If anyone might have imagined that we would one day be walking around with little boxes in our pockets to communicate worldwide as freely as we do now, it might have been the electrical engineer and inventor, Jesse Eugene Russell. Born into poverty and a large family, Russell was one of ten siblings raised in Nashville Tennessee. He received his B.S. in Electrical Engineering with top honors from Tennessee State University in 1972, and he was the first African American to be hired by AT&T Bell Laboratories right out of a Historically Black College or University (HBCU). The following year, he earned his Master’s degree in Electrical Engineering from Stanford University, and went on to revolutionize the communications systems field.
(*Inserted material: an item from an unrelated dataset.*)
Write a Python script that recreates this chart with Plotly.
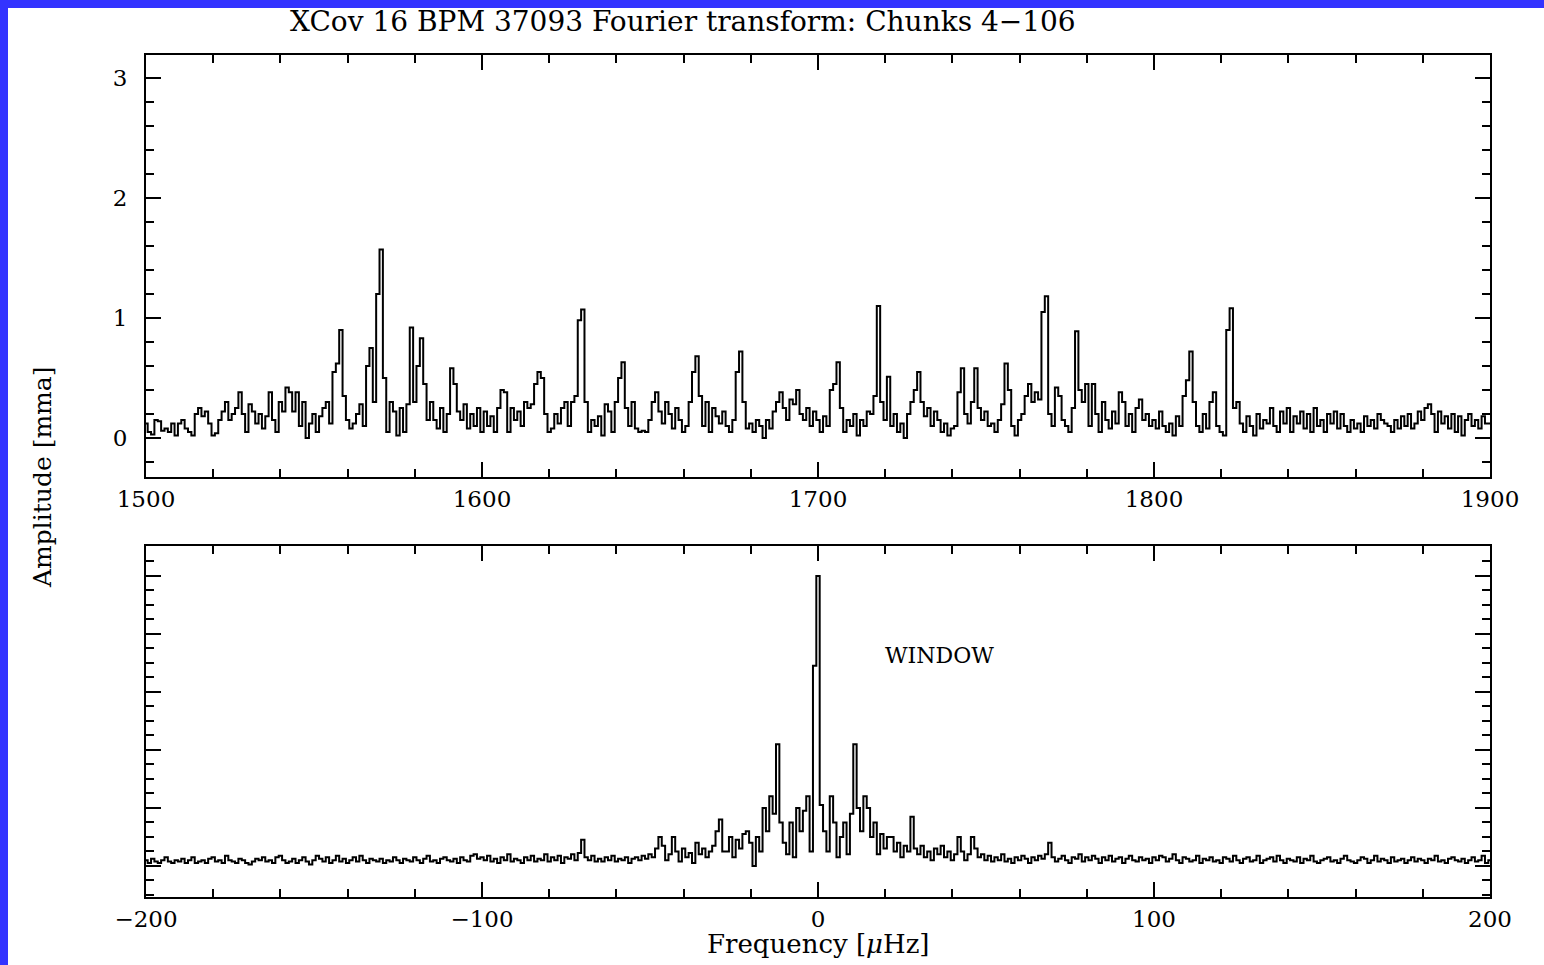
import plotly.graph_objects as go

# ---------------- data ----------------
freq_start_top = 1500   # µHz, 1 µHz bins
amp_1500_1599 = [0.12,0.05,0.03,0.15,0.14,0.06,0.08,0.05,0.12,0.02,
                 0.12,0.15,0.08,0.05,0.02,0.2,0.25,0.18,0.22,0.12,
                 0.02,0.04,0.15,0.22,0.3,0.15,0.2,0.25,0.38,0.2,
                 0.05,0.28,0.22,0.12,0.2,0.08,0.18,0.38,0.15,0.05,
                 0.3,0.22,0.42,0.38,0.22,0.38,0.1,0.3,0.0,0.12,
                 0.2,0.05,0.18,0.25,0.3,0.12,0.55,0.62,0.9,0.35,
                 0.15,0.08,0.12,0.2,0.28,0.1,0.6,0.75,0.3,1.2,
                 1.57,0.5,0.05,0.3,0.22,0.02,0.25,0.05,0.28,0.92,
                 0.3,0.6,0.83,0.45,0.15,0.3,0.15,0.08,0.25,0.05,
                 0.2,0.58,0.45,0.22,0.15,0.28,0.08,0.2,0.1,0.25]
amp_1600_1699 = [0.05,0.22,0.1,0.18,0.05,0.25,0.4,0.38,0.05,0.25,
                 0.15,0.22,0.1,0.3,0.25,0.28,0.45,0.55,0.5,0.2,
                 0.05,0.08,0.2,0.12,0.25,0.3,0.1,0.3,0.35,0.98,
                 1.07,0.3,0.05,0.15,0.1,0.18,0.02,0.28,0.22,0.05,
                 0.3,0.5,0.63,0.25,0.1,0.3,0.08,0.05,0.06,0.05,
                 0.15,0.3,0.38,0.22,0.12,0.3,0.2,0.08,0.25,0.15,
                 0.05,0.1,0.3,0.55,0.68,0.35,0.1,0.3,0.05,0.25,
                 0.18,0.12,0.22,0.1,0.05,0.15,0.55,0.72,0.3,0.08,
                 0.12,0.05,0.15,0.1,0.0,0.15,0.08,0.22,0.3,0.38,
                 0.25,0.15,0.32,0.28,0.4,0.2,0.15,0.25,0.1,0.22]
amp_1700_1799 = [0.15,0.05,0.18,0.1,0.4,0.45,0.63,0.25,0.05,0.15,
                 0.1,0.2,0.02,0.15,0.1,0.22,0.2,0.35,1.1,0.3,
                 0.15,0.51,0.1,0.2,0.05,0.12,0.0,0.2,0.3,0.4,
                 0.55,0.3,0.18,0.25,0.1,0.22,0.15,0.05,0.12,0.02,
                 0.08,0.1,0.38,0.58,0.2,0.12,0.3,0.58,0.25,0.15,
                 0.22,0.1,0.12,0.05,0.15,0.28,0.62,0.4,0.1,0.02,
                 0.15,0.2,0.35,0.45,0.3,0.38,0.32,1.05,1.18,0.2,
                 0.1,0.42,0.35,0.15,0.1,0.05,0.25,0.89,0.4,0.3,
                 0.45,0.1,0.45,0.2,0.05,0.3,0.15,0.08,0.22,0.12,
                 0.38,0.3,0.1,0.2,0.05,0.25,0.32,0.15,0.2,0.1]
amp_1800_1900 = [0.15,0.08,0.22,0.1,0.05,0.12,0.02,0.18,0.1,0.35,
                 0.48,0.72,0.3,0.1,0.05,0.2,0.08,0.3,0.38,0.1,
                 0.05,0.02,0.9,1.08,0.25,0.3,0.12,0.05,0.18,0.1,
                 0.02,0.2,0.08,0.15,0.12,0.25,0.1,0.05,0.22,0.12,
                 0.25,0.05,0.18,0.12,0.22,0.08,0.2,0.05,0.25,0.1,
                 0.15,0.05,0.2,0.12,0.22,0.08,0.2,0.1,0.05,0.15,
                 0.08,0.12,0.05,0.18,0.1,0.15,0.08,0.2,0.15,0.12,
                 0.1,0.05,0.15,0.08,0.18,0.1,0.2,0.08,0.12,0.22,
                 0.15,0.25,0.28,0.2,0.05,0.22,0.12,0.18,0.08,0.2,
                 0.05,0.18,0.02,0.15,0.2,0.1,0.15,0.08,0.18,0.12,
                 0.12]

freq_start_win = -200   # µHz, 1 µHz bins
win_m200_m101 = [0.02,0.01,0.025,0.015,0.01,0.02,0.03,0.015,0.01,0.02,
                 0.015,0.025,0.01,0.02,0.03,0.01,0.015,0.02,0.01,0.025,
                 0.03,0.015,0.02,0.01,0.035,0.02,0.015,0.01,0.025,0.02,
                 0.01,0.005,0.015,0.025,0.02,0.03,0.015,0.02,0.01,0.03,
                 0.035,0.02,0.01,0.015,0.025,0.01,0.02,0.03,0.015,0.005,
                 0.02,0.035,0.025,0.015,0.03,0.01,0.02,0.035,0.015,0.025,
                 0.01,0.02,0.03,0.015,0.035,0.02,0.01,0.025,0.02,0.015,
                 0.025,0.01,0.02,0.015,0.03,0.02,0.01,0.025,0.02,0.015,
                 0.03,0.02,0.01,0.025,0.035,0.015,0.02,0.01,0.025,0.03,
                 0.02,0.015,0.025,0.01,0.03,0.02,0.015,0.035,0.04,0.025]
win_m100_m1 = [0.03,0.02,0.035,0.015,0.025,0.01,0.03,0.02,0.04,0.015,
               0.025,0.02,0.01,0.03,0.02,0.035,0.015,0.025,0.02,0.04,
               0.015,0.03,0.02,0.035,0.01,0.03,0.025,0.04,0.02,0.045,
               0.09,0.03,0.02,0.035,0.015,0.025,0.015,0.03,0.02,0.035,
               0.015,0.025,0.02,0.03,0.01,0.025,0.03,0.02,0.035,0.025,
               0.04,0.03,0.06,0.1,0.07,0.02,0.04,0.1,0.05,0.015,
               0.06,0.03,0.045,0.01,0.08,0.04,0.06,0.03,0.05,0.07,
               0.12,0.16,0.05,0.05,0.1,0.03,0.09,0.06,0.11,0.12,
               0.08,0.0,0.1,0.05,0.2,0.12,0.24,0.18,0.42,0.15,
               0.08,0.04,0.15,0.03,0.2,0.12,0.19,0.24,0.05,0.69]
win_0_100 = [1.0,0.21,0.12,0.05,0.24,0.15,0.03,0.1,0.15,0.04,
             0.18,0.42,0.2,0.12,0.24,0.2,0.1,0.15,0.04,0.11,
             0.06,0.1,0.1,0.05,0.08,0.03,0.07,0.05,0.17,0.06,
             0.04,0.07,0.03,0.05,0.02,0.06,0.04,0.07,0.03,0.05,
             0.02,0.04,0.1,0.05,0.02,0.04,0.1,0.06,0.03,0.04,
             0.02,0.035,0.015,0.03,0.02,0.04,0.015,0.025,0.01,0.03,
             0.02,0.035,0.025,0.01,0.03,0.02,0.035,0.025,0.04,0.08,
             0.03,0.015,0.025,0.035,0.02,0.01,0.03,0.025,0.04,0.015,
             0.03,0.02,0.035,0.025,0.01,0.03,0.02,0.035,0.015,0.025,
             0.03,0.01,0.025,0.035,0.02,0.015,0.03,0.02,0.025,0.01,
             0.03]
win_101_200 = [0.02,0.035,0.03,0.015,0.025,0.04,0.02,0.01,0.03,0.025,
               0.015,0.02,0.035,0.01,0.025,0.02,0.03,0.015,0.02,0.01,
               0.03,0.025,0.015,0.035,0.02,0.01,0.025,0.03,0.015,0.02,
               0.035,0.01,0.02,0.025,0.03,0.015,0.035,0.02,0.01,0.025,
               0.02,0.015,0.03,0.01,0.025,0.02,0.035,0.015,0.01,0.02,
               0.025,0.03,0.015,0.02,0.01,0.025,0.035,0.02,0.015,0.01,
               0.02,0.03,0.025,0.01,0.02,0.035,0.015,0.025,0.02,0.01,
               0.03,0.015,0.02,0.025,0.01,0.02,0.03,0.015,0.025,0.02,
               0.01,0.025,0.02,0.035,0.015,0.02,0.01,0.025,0.03,0.02,
               0.015,0.025,0.01,0.02,0.03,0.015,0.02,0.035,0.01,0.02]

top_ticks = [1500, 1600, 1700, 1800, 1900]
win_ticks = [-200, -100, 0, 100, 200]
win_tick_text = ["\u2212200", "\u2212100", "0", "100", "200"]
amp_ticks = [0, 1, 2, 3]

title_text = "XCov 16 BPM 37093 Fourier transform: Chunks 4\u2212106"

# ---------------- build ----------------
amp_top = amp_1500_1599 + amp_1600_1699 + amp_1700_1799 + amp_1800_1900
freq_top = [freq_start_top + i for i in range(len(amp_top))]
amp_win = win_m200_m101 + win_m100_m1 + win_0_100 + win_101_200
freq_win = [freq_start_win + i for i in range(len(amp_win))]

FONT = "DejaVu Serif"
W, H = 1544, 965
ML, MR, MT, MB = 146, 54, 55, 68
PH = H - MT - MB

def py(px):  # paper y from pixel y
    return (H - MB - px) / PH

def px_x(px):
    return (px - ML) / (W - ML - MR)

fig = go.Figure()
fig.add_trace(go.Scatter(x=freq_top, y=amp_top, mode="lines", line=dict(color="black", width=2, shape="hvh"),
                         xaxis="x", yaxis="y", showlegend=False, hoverinfo="skip"))
fig.add_trace(go.Scatter(x=freq_win, y=amp_win, mode="lines", line=dict(color="black", width=2, shape="hvh"),
                         xaxis="x2", yaxis="y2", showlegend=False, hoverinfo="skip"))

axis_common = dict(showline=True, linecolor="black", linewidth=2, mirror="allticks", ticks="inside",
                   tickcolor="black", tickwidth=2, showgrid=False, zeroline=False,
                   tickfont=dict(family=FONT, size=23, color="black"))

fig.update_layout(
    width=W, height=H,
    margin=dict(l=ML, r=MR, t=MT, b=MB),
    paper_bgcolor="white", plot_bgcolor="white",
    xaxis=dict(**axis_common, range=[1500, 1900], tickvals=top_ticks, ticktext=[str(v) for v in top_ticks],
               ticklen=15,
               minor=dict(ticks="inside", dtick=20, ticklen=8, tickcolor="black", tickwidth=2),
               anchor="y", domain=[0, 1]),
    yaxis=dict(**axis_common, range=[-0.325, 3.19], tickvals=amp_ticks, ticklen=15,
               ticklabelstandoff=12,
               minor=dict(ticks="inside", dtick=0.2, tick0=0, ticklen=8, tickcolor="black", tickwidth=2),
               anchor="x", domain=[py(477), py(55)]),
    xaxis2=dict(**axis_common, range=[-200, 200], tickvals=win_ticks, ticklen=15,
                ticktext=win_tick_text,
                minor=dict(ticks="inside", dtick=20, ticklen=8, tickcolor="black", tickwidth=2),
                anchor="y2", domain=[0, 1]),
    yaxis2=dict(**axis_common, range=[-0.107, 1.103], dtick=0.2, tick0=0, ticklen=15, showticklabels=False,
                minor=dict(ticks="inside", dtick=0.05, tick0=0, ticklen=8, tickcolor="black", tickwidth=2),
                anchor="x2", domain=[0, py(546)]),
)

fig.add_annotation(text=title_text, xref="paper", yref="paper", x=px_x(683), y=py(22),
                   showarrow=False, font=dict(family=FONT, size=28, color="black"),
                   xanchor="center", yanchor="middle")
fig.add_annotation(text="Amplitude [mma]", xref="paper", yref="paper", x=px_x(42), y=py(478),
                   showarrow=False, textangle=-90, font=dict(family=FONT, size=25, color="black"),
                   xanchor="center", yanchor="middle")
fig.add_annotation(text="Frequency [<i>\u03bc</i>Hz]", xref="paper", yref="paper", x=px_x(818), y=py(944),
                   showarrow=False, font=dict(family=FONT, size=26, color="black"),
                   xanchor="center", yanchor="middle")
fig.add_annotation(text="WINDOW", xref="x2", yref="y2", x=36.3, y=0.724,
                   showarrow=False, font=dict(family=FONT, size=22, color="black"),
                   xanchor="center", yanchor="middle")

# blue frame on the left and top edges
blue = "#3333FF"
fig.add_shape(type="rect", xref="paper", yref="paper", x0=px_x(0), x1=px_x(8), y0=py(H), y1=py(0),
              fillcolor=blue, line=dict(width=0), layer="above")
fig.add_shape(type="rect", xref="paper", yref="paper", x0=px_x(0), x1=px_x(W), y0=py(8), y1=py(0),
              fillcolor=blue, line=dict(width=0), layer="above")

fig.write_html("out.html")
Throughout his career, Russell served in various positions such as the Director of the AT&T Cellular Telecommunication Laboratory, Vice President of Advanced Wireless Technology, and Chief Technical Officer in Bell Labs. During his role as Director in the AT&T Cellular Telecommunication Laboratory, Russell’s group was awarded the United States Medal of Technology for the invention of cellular radio technology. Through his efforts, new platforms for the expansion of broadband communication networks were expedited, these include DSL Access Networks, Power-Line Carrier Access Networks, Cable Access Networks, Satellite Access Networks, and Broadband Wireless Communications Networks,
Russell has various inventions and publications in the communications systems field including wireless communication base stations, broadband cable network architecture, and devices with digital radio processing systems. He also holds dozens of patents under his belt and has many under process. He is the CEO and chairman of his own company, incNETWORKS, Inc., a company based in New Jersey, focusing on the 4th generation Broadband Wireless Communications Technologies, Networks, and Services.